#### Problem statement:
Copy every line of the entries that includes the word "with".
>> BEGIN
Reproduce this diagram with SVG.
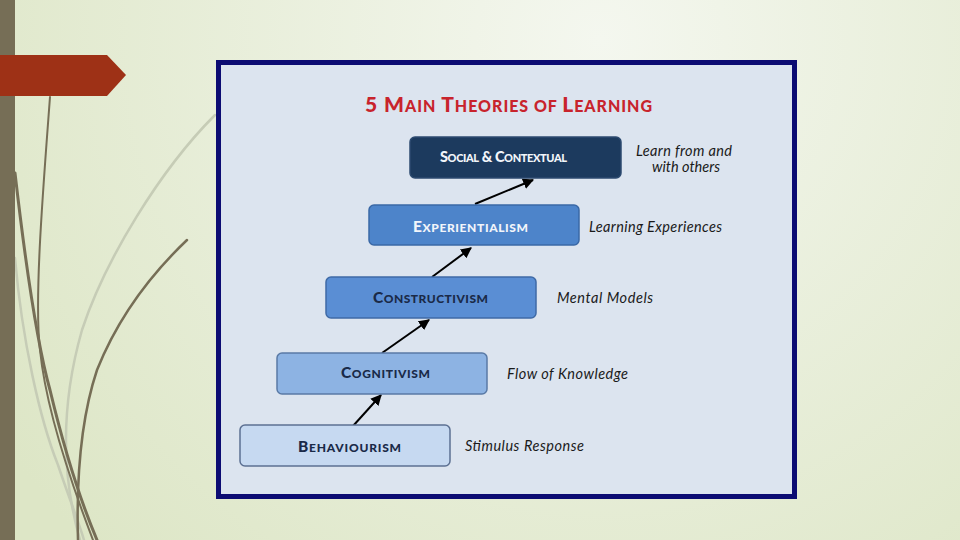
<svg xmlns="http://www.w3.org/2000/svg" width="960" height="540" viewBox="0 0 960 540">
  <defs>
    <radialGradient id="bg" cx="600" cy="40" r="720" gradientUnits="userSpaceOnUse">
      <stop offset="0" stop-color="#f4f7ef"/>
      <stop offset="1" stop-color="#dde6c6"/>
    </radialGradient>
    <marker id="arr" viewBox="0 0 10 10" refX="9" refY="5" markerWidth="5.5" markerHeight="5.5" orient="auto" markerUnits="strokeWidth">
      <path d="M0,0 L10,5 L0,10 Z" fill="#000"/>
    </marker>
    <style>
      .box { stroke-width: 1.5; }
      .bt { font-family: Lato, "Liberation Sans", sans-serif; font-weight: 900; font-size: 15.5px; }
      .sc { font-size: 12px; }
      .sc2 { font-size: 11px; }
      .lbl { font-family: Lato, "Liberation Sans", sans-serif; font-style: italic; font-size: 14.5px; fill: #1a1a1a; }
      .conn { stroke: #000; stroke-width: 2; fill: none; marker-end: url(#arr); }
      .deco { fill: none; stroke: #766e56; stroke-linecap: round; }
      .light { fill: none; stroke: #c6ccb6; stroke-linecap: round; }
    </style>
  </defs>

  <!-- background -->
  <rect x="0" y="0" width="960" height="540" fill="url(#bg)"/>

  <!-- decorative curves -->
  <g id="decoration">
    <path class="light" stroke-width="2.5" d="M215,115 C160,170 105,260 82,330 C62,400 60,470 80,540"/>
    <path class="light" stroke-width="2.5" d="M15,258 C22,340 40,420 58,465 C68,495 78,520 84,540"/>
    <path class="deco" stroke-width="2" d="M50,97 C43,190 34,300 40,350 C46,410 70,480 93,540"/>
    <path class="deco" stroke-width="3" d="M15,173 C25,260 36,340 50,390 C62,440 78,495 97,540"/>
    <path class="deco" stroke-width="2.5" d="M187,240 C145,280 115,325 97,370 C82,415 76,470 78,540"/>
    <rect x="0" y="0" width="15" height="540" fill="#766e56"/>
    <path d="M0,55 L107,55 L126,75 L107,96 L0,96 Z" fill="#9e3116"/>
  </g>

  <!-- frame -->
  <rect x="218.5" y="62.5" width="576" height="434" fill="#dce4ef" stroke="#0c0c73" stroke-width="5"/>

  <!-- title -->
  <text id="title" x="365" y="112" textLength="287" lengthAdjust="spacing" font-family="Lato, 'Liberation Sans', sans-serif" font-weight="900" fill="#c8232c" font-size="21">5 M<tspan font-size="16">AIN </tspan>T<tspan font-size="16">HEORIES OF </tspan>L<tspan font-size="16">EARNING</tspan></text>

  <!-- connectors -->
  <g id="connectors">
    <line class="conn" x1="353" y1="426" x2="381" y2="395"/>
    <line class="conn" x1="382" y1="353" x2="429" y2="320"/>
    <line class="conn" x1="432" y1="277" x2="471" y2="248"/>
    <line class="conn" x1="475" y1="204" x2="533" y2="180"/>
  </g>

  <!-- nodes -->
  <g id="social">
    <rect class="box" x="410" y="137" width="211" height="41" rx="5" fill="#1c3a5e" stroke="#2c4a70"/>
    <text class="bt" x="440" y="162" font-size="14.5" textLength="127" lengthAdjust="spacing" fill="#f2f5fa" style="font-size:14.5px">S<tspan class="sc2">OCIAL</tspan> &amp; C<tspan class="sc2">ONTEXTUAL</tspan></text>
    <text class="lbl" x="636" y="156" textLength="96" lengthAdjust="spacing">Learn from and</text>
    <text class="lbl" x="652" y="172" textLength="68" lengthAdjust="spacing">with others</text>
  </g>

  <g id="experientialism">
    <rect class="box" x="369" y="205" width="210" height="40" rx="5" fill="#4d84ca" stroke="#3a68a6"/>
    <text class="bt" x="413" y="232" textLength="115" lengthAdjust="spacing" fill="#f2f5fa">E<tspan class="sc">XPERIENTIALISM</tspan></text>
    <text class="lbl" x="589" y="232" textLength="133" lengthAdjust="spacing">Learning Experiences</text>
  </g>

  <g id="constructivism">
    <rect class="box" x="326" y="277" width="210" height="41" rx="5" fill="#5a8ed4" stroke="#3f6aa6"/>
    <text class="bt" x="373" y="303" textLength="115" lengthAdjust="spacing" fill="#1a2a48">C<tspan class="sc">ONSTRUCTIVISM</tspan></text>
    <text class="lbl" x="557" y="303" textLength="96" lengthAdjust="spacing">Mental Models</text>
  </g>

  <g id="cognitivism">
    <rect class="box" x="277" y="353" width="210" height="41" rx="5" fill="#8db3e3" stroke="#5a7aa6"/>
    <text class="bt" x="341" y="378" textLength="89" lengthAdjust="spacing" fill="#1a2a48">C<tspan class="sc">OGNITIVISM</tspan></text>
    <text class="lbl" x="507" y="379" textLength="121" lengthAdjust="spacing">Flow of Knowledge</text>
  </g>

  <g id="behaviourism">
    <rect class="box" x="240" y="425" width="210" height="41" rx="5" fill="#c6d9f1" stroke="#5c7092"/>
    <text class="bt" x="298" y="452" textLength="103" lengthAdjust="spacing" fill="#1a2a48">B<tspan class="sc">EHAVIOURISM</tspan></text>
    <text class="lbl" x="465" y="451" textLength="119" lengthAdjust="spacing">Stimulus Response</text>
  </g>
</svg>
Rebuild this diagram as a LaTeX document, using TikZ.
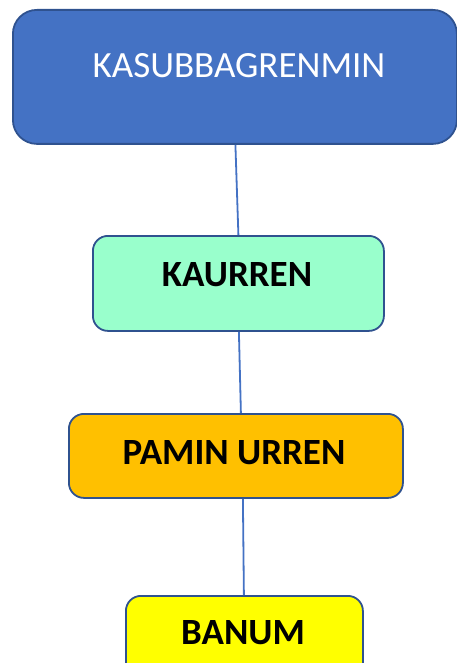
>> END
#### Written solution:
Reproduce this diagram with SVG.
    <text class="lbl" x="652" y="172" textLength="68" lengthAdjust="spacing">with others</text>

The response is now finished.